Mostly, though, the year provided exposure to great people. As I write this I’m sitting across from a German friend of mine from UCD who is in South Africa for the next couple of months doing thesis research on corporate social responsibility. I’ve got colleagues going to East Timor, northern Uganda and India for the next few months. They were a great set of minds to spend time with, have a pint with, and share ideas and experiences. And those experiences come from a wide variety of contexts: The development programme had students from France, Germany, Netherlands, United Kingdom, United States, South Korea, Uganda, Zambia, Ethiopia, and, of course, Ireland.

In addition to my phenomenal classmates, I had the opportunity to get to know an impressive class of Mitchell Scholars. Since my last journal we had two events that gave us an opportunity to get together — the 10th Anniversary of the Good Friday Peace Accords, in Belfast, and our end of year class trip in Co. Kerry. The Belfast event was certainly a highlight of the year. It was inspiring to get a chance to see and hear about the peace process from the historic giants that created the agreement, and we had the sobering experience of hearing from some of the former combatants, from all sides, that have been tasked with implementing the peace. As all involved made clear: the peace process really only begins after the “peace process” has ended at the negotiating table.

But the weekend wasn’t all based on somber reflection, either. There was plenty of good craic, and the US-Ireland Alliance brought together Mitchell Alumni from every year (and nearly all of them). It was great to meet our counterparts from previous years, and while the programme is still young, the number of alumni that gathered in Belfast this past April is a testament to the great experience people had as scholars. And the speed that a sense of community has developed around Mitchell alumni can only be credited to the hard work of people like Trina Vargo and Mary Lou Hartman.

Besides the event in Belfast, our 2007-2008 class met up in Limerick to do some traveling at the end of the academic year. We did a hike up Mt. Brandon and into the clouds (but no rain, amazingly), watched Munster claim the Heineken Cup Championship, and had lots of opportunity for lazy pints and long conversations. We spent two nights in Limerick and ended our week together in Dingle, which has established itself as my favorite place in Ireland. Mary Lou, Arthur, Jeff and I also took in a hurling match in Portlaoise on our way back to Dublin.

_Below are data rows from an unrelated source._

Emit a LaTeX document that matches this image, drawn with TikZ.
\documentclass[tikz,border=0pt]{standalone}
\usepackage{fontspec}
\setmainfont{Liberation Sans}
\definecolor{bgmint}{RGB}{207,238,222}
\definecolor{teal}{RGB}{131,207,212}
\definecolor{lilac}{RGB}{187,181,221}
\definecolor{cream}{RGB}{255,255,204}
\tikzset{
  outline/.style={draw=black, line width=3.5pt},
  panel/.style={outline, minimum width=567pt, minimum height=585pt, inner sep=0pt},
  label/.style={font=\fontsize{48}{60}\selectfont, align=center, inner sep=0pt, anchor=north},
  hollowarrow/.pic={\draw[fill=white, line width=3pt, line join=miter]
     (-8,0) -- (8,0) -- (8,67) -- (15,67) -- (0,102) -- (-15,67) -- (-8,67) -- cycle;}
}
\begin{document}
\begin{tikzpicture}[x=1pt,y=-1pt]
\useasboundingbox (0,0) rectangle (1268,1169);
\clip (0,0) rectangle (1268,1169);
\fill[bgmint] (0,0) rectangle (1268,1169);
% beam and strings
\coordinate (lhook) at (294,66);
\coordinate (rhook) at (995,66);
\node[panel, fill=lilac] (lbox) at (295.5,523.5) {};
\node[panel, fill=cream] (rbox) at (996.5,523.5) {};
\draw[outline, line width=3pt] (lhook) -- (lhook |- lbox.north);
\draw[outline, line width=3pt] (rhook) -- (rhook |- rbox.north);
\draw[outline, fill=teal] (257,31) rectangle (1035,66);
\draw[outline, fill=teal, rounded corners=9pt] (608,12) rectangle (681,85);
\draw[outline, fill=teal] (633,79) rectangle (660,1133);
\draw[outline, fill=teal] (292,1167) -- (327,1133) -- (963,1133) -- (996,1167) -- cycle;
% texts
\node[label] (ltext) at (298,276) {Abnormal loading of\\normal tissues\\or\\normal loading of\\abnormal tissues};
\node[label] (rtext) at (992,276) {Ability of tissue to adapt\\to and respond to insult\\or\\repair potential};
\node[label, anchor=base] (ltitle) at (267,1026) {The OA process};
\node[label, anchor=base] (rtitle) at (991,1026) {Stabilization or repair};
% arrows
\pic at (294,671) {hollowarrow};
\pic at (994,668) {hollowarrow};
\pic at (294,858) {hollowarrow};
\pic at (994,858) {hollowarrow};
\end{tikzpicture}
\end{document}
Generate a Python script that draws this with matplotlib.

Two weeks ago I was watching the Co. Offaly hurling squad win decisively, and now I’m in southern Africa. It was a great year, and I can hardly believe it’s time to move on. While that is true, it is time to get on to the next thing, I had a great time in Ireland, made life-long friends, and left with a great feeling about the place. I’m sure I haven’t seen the last of Ireland, and I’m sure Ireland isn’t finished playing a role in my life.

PS: I’ve made my way over to Swaziland, and my first weekend here the Swazi national football squad (Sihlangu) beat Togo 2-1 in a World Cup qualifier. I believe this is the first win for Sihlangu in six years, and they beat a Togo squad that features Arsenal striker Emmanuel Adebayor. So, I’ll end a very meandering journal (Portlaoise to Swaziland) on that auspicious note. Thanks again to everyone who made this year possible, especially Mary Lou and Trina at the US-Ireland Alliance. Sln go foill.